[BEGIN DATA RECORDS]

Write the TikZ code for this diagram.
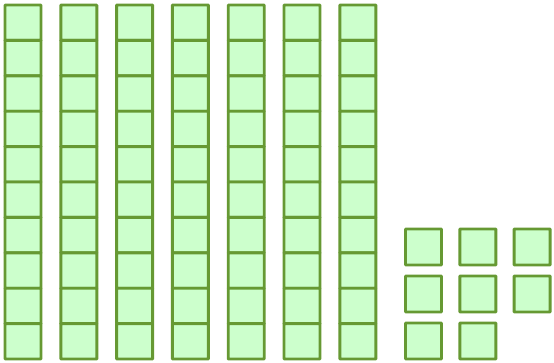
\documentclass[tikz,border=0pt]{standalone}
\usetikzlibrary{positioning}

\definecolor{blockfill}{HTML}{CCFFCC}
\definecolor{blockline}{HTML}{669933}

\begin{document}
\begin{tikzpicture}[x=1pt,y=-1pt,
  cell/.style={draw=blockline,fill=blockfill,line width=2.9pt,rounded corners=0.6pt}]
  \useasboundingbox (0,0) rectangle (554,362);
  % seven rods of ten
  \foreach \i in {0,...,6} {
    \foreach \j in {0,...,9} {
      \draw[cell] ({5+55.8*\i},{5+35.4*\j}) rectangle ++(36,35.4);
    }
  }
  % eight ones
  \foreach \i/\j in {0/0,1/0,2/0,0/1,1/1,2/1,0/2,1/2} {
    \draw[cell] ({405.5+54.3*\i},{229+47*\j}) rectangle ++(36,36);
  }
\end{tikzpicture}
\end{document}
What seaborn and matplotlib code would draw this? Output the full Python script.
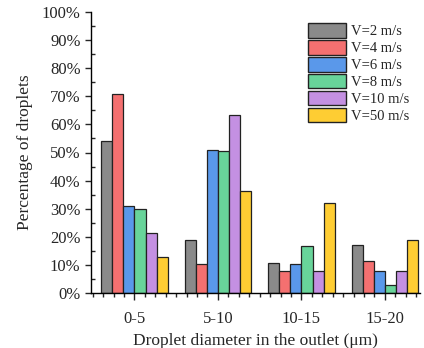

[END DATA RECORDS]

=== EXERCISE TASK ===
All of the material above should be reproduced exactly, except the pictures.

=== FINAL ANSWER ===
Write the TikZ code for this diagram.
\documentclass[tikz,border=0pt]{standalone}
\usetikzlibrary{positioning}

\definecolor{blockfill}{HTML}{CCFFCC}
\definecolor{blockline}{HTML}{669933}

\begin{document}
\begin{tikzpicture}[x=1pt,y=-1pt,
  cell/.style={draw=blockline,fill=blockfill,line width=2.9pt,rounded corners=0.6pt}]
  \useasboundingbox (0,0) rectangle (554,362);
  % seven rods of ten
  \foreach \i in {0,...,6} {
    \foreach \j in {0,...,9} {
      \draw[cell] ({5+55.8*\i},{5+35.4*\j}) rectangle ++(36,35.4);
    }
  }
  % eight ones
  \foreach \i/\j in {0/0,1/0,2/0,0/1,1/1,2/1,0/2,1/2} {
    \draw[cell] ({405.5+54.3*\i},{229+47*\j}) rectangle ++(36,36);
  }
\end{tikzpicture}
\end{document}
What seaborn and matplotlib code would draw this? Output the full Python script.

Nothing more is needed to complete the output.